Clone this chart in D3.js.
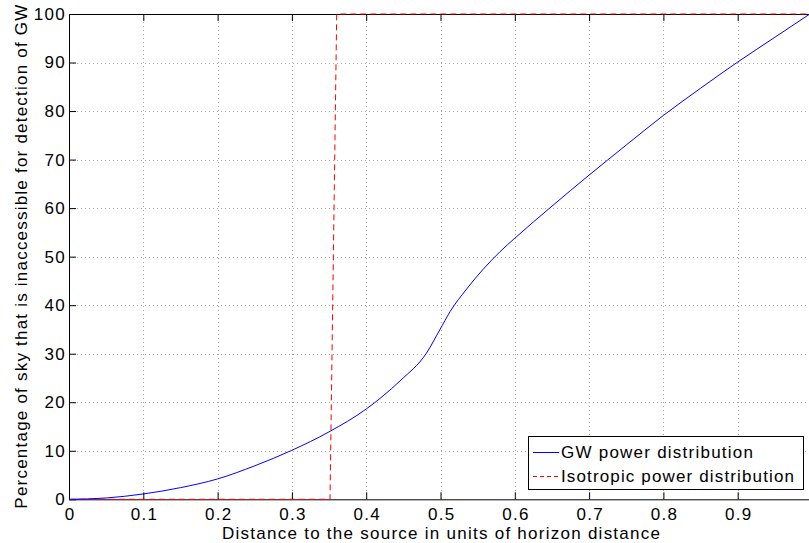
<!DOCTYPE html>
<html>
<head>
<meta charset="utf-8">
<script src="https://cdn.jsdelivr.net/npm/d3@7"></script>
<style>
  html, body { margin: 0; padding: 0; background: #fff; }
  svg { display: block; font-family: "Liberation Sans", Arial, Helvetica, sans-serif; }
</style>
</head>
<body>
<svg id="chart" width="809" height="543"></svg>
<script>
// Distance in units of horizon distance
const gwDistance = [0, 0.05, 0.1, 0.15, 0.2, 0.25, 0.3, 0.35, 0.4, 0.4455, 0.481, 0.499, 0.513, 0.535, 0.58, 0.6, 0.65, 0.7, 0.75, 0.8, 0.85, 0.9, 0.95, 1.0];
// Percentage of sky inaccessible, GW power distribution
const gwPercent = [0, 0.27, 1.1, 2.4, 4.2, 6.9, 10.1, 13.9, 18.6, 24.4, 30.1, 34.9, 38.7, 43.3, 51.0, 53.8, 60.4, 66.8, 73.0, 79.1, 84.7, 90.1, 95.2, 100.3];

// Isotropic power distribution: a near-step at about 0.355
const isoDistance = [0, 0.3513, 0.3603, 1.0];
const isoPercent = [0, 0, 100, 100];

const xTicks = [0, 0.1, 0.2, 0.3, 0.4, 0.5, 0.6, 0.7, 0.8, 0.9];
const yTicks = [0, 10, 20, 30, 40, 50, 60, 70, 80, 90, 100];

const legendLabels = ["GW power distribution", "Isotropic power distribution"];

const svg = d3.select("#chart");
const plotLeft = 69, plotRight = 812, plotTop = 14, plotBottom = 499.3;

const x = d3.scaleLinear().domain([0, 1]).range([plotLeft, plotRight]);
const y = d3.scaleLinear().domain([0, 100]).range([plotBottom, plotTop]);

// dotted grid
const grid = svg.append("g").attr("stroke", "#a8a8a8").attr("stroke-width", 1).attr("stroke-dasharray", "1,3");
grid.selectAll("line.gx").data(xTicks.filter(d => d > 0)).join("line")
  .attr("x1", d => Math.round(x(d)) + 0.5).attr("x2", d => Math.round(x(d)) + 0.5)
  .attr("y1", plotTop).attr("y2", plotBottom);
grid.selectAll("line.gy").data(yTicks.filter(d => d > 0 && d < 100)).join("line")
  .attr("y1", d => Math.round(y(d)) + 0.5).attr("y2", d => Math.round(y(d)) + 0.5)
  .attr("x1", plotLeft).attr("x2", plotRight);

// axes
const fontSize = 17;
const xAxis = d3.axisBottom(x).tickValues(xTicks).tickFormat(d => d === 0 ? "0" : d3.format(".1f")(d))
  .tickSizeInner(-7).tickSizeOuter(0).tickPadding(9);
const gx = svg.append("g").attr("transform", `translate(0,${plotBottom})`).call(xAxis);
gx.select(".domain").attr("stroke", "#000");
gx.selectAll("text").attr("font-size", fontSize).attr("fill", "#000")
  .attr("font-family", "Liberation Sans, Arial, sans-serif").attr("letter-spacing", 1.3).attr("dx", 0.65);

const xTop = d3.axisTop(x).tickValues(xTicks).tickFormat("").tickSizeInner(-7).tickSizeOuter(0);
svg.append("g").attr("transform", `translate(0,${plotTop})`).call(xTop);

const yAxis = d3.axisLeft(y).tickValues(yTicks).tickSizeInner(-7).tickSizeOuter(0).tickPadding(3);
const gy = svg.append("g").attr("transform", `translate(${plotLeft},0)`).call(yAxis);
gy.selectAll("text").attr("font-size", fontSize).attr("fill", "#000")
  .attr("font-family", "Liberation Sans, Arial, sans-serif").attr("letter-spacing", 1.3);

// series
const lineGen = d3.line().x(d => x(d[0])).y(d => y(d[1]));
const gwLine = d3.line().x(d => x(d[0])).y(d => y(d[1])).curve(d3.curveMonotoneX);

svg.append("path")
  .datum(isoDistance.map((d, i) => [d, isoPercent[i]]))
  .attr("d", lineGen).attr("fill", "none").attr("stroke", "#ff0000").attr("stroke-width", 1)
  .attr("stroke-dasharray", "6,4");

svg.append("path")
  .datum(gwDistance.map((d, i) => [d, gwPercent[i]]))
  .attr("d", gwLine).attr("fill", "none").attr("stroke", "#0000ff").attr("stroke-width", 1);

// axis labels
svg.append("text").attr("x", 441).attr("y", 539).attr("text-anchor", "middle")
  .attr("font-size", fontSize).attr("fill", "#000")
  .attr("textLength", 438).attr("lengthAdjust", "spacing")
  .text("Distance to the source in units of horizon distance");
svg.append("text").attr("transform", `translate(27,${(plotTop + plotBottom) / 2}) rotate(-90)`)
  .attr("text-anchor", "middle").attr("font-size", fontSize).attr("fill", "#000")
  .attr("textLength", 504).attr("lengthAdjust", "spacing")
  .text("Percentage of sky that is inaccessible for detection of GW");

// legend
const lg = svg.append("g");
lg.append("rect").attr("x", 528.5).attr("y", 436.5).attr("width", 275).attr("height", 53)
  .attr("fill", "#fff").attr("stroke", "#000").attr("stroke-width", 1);
const legendStyles = [{ color: "#0000ff", dash: null }, { color: "#ff0000", dash: "4,3" }];
const legendWidths = [192, 233];
legendLabels.forEach((lab, i) => {
  const cy = 452 + i * 24;
  lg.append("line").attr("x1", 533).attr("x2", 559).attr("y1", cy + 0.5).attr("y2", cy + 0.5)
    .attr("stroke", legendStyles[i].color).attr("stroke-width", 1)
    .attr("stroke-dasharray", legendStyles[i].dash);
  lg.append("text").attr("x", 561).attr("y", cy + 6).attr("font-size", fontSize).attr("fill", "#000")
    .attr("textLength", legendWidths[i]).attr("lengthAdjust", "spacing").text(lab);
});
</script>
</body>
</html>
════
> _Objective_: Gather every line from the listing above in which "chart" appears, and copy those lines.

> _Task response_:
Clone this chart in D3.js.
<svg id="chart" width="809" height="543"></svg>
const svg = d3.select("#chart");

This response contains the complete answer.